P 203  Reconnaître sa faute et demander pardon, c’est le problème du coupable : s’il ne demande pas à être pardonné, il n’y aura pas de pardon pour lui… Même si le coupable n’a pas demandé pardon, c’est le fait de pardonner qui reste le problème de la victime.

 

P 208-209  Le pardon est fondamentalement le retournement du sentiment de haine. …Pardonner est un processus psychique par lequel on cesse de haïr, c’est à dire d’être enchaîné à son état victimaire… cesser de haïr peut durer des années, voire toute une vie.

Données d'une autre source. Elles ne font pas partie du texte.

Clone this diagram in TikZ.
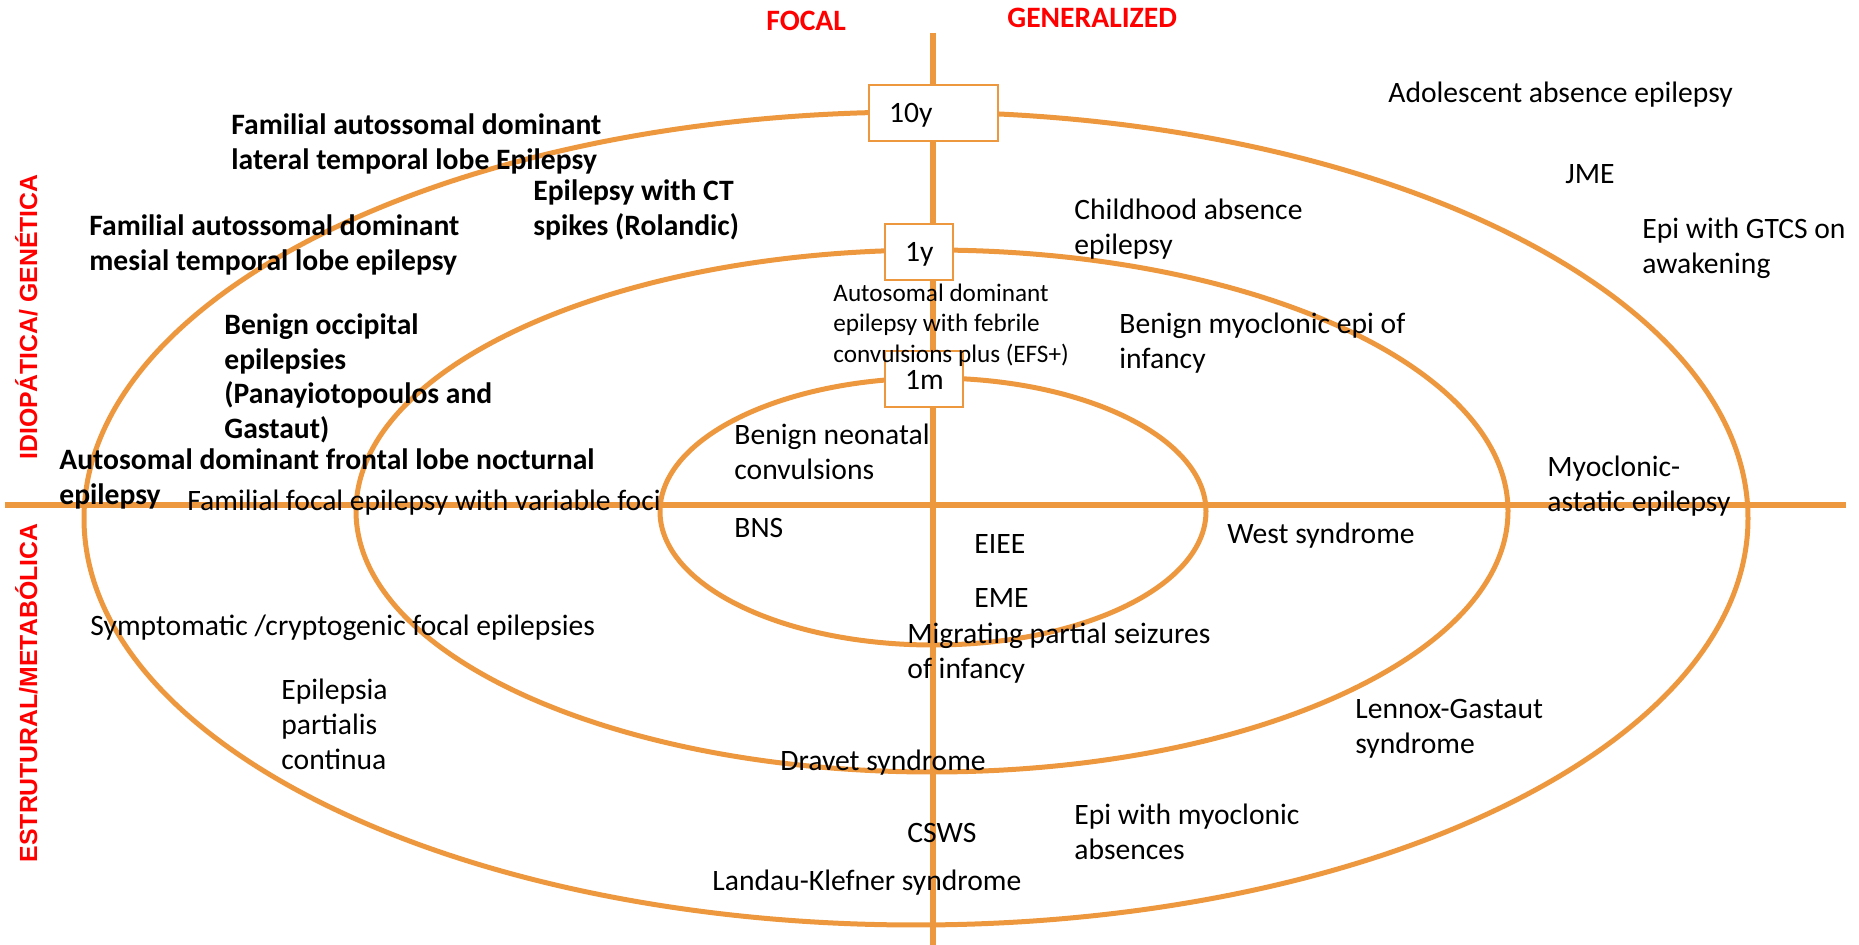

Malgré les déterminations qui pèsent sur la vie psychique, la réversibilité de nos sentiments, de nos affects, reste également un de ses aspects essentiels ; le pire n’est donc jamais certain, rien n’est entièrement irrémédiable, rien n’est jamais définitivement consommé.

 

P 219  On observe chez ceux qui pardonnent non seulement une diminution de leur état dépressif et de leur amertume, mais aussi des modifications au niveau de leur engagement, du sens de leur responsabilité et de leur affection envers autrui.

 

P 224  On n’est pas résilient une fois pour toutes ; être résilient, c’est une façon de se reconstruire qui n’est pas acquise définitivement.

 

P 226  L’expérience des blessés révèle un ultime enjeu de guérison : faire de sa blessure un moteur pour avancer dans sa vie ; l’épreuve peut alors devenir un tremplin et la souffrance une force, une force pour revivre.

 

P 232  Se reconstruire. En dépit de ce qui les a détruits, les blessés ont le pouvoir de se reconstruire ; cette faculté de revivre dépend d’eux.

 

P 233  Quand quelqu’un subit un dommage, c’est lui-même qui se fait souffrir et non pas les autres. Aussi pour se reconstruire, il faut d’abord cesser de se faire du mal…

 

P 234  La reconstruction psychique apparaît comme la capacité de faire un bon usage de notre vie ; elle est une matière à travailler en vue de son accomplissement humain.

 

P 237  Se reconstruire, c’est transcender le sentiment de son propre malheur. …C’est lorsqu’il arrive à se consacrer par exemple à une cause, que le blessé se détache de son identité d’être souffrant.

 

P 238  Surmonter ses blessures. C’est en investissant sa vie que le blessé se répare, la vie ne revient pas tout seul, il faut la rappeler du fond de soi-même. 

 

P 239  …Un type d’engagement semble plus réparateur que d’autres : c’est lorsqu’une victime s’implique soit pour apporter son aide à d’autres victimes, soit pour prendre en charge un type de détresse.

 

P 247  Choisir de vivre. La mort psychique qui ronge l’âme blessée ne peut être vaincue que si on choisit de vivre… Ce choix-là se greffe dans les profondeurs de l’être et fait appel à un ensemble de dispositions intérieures qui mobilisent les facultés blessées (affects, émotions, pensées), pour les réorienter et en faire des vecteurs de vie.

 

P 250  La transformation de la vie liée au choix de vivre, produit à son tour de nouvelles attitudes face à la vie. L’une des plus révélatrices réside dans cette force intérieure, toute particulière, acquise par celui qui a traversé l’épreuve ; elle se caractérise notamment par une forme d’impassibilité qui consiste à ne plus se laisser impressionner par les contingences immédiates.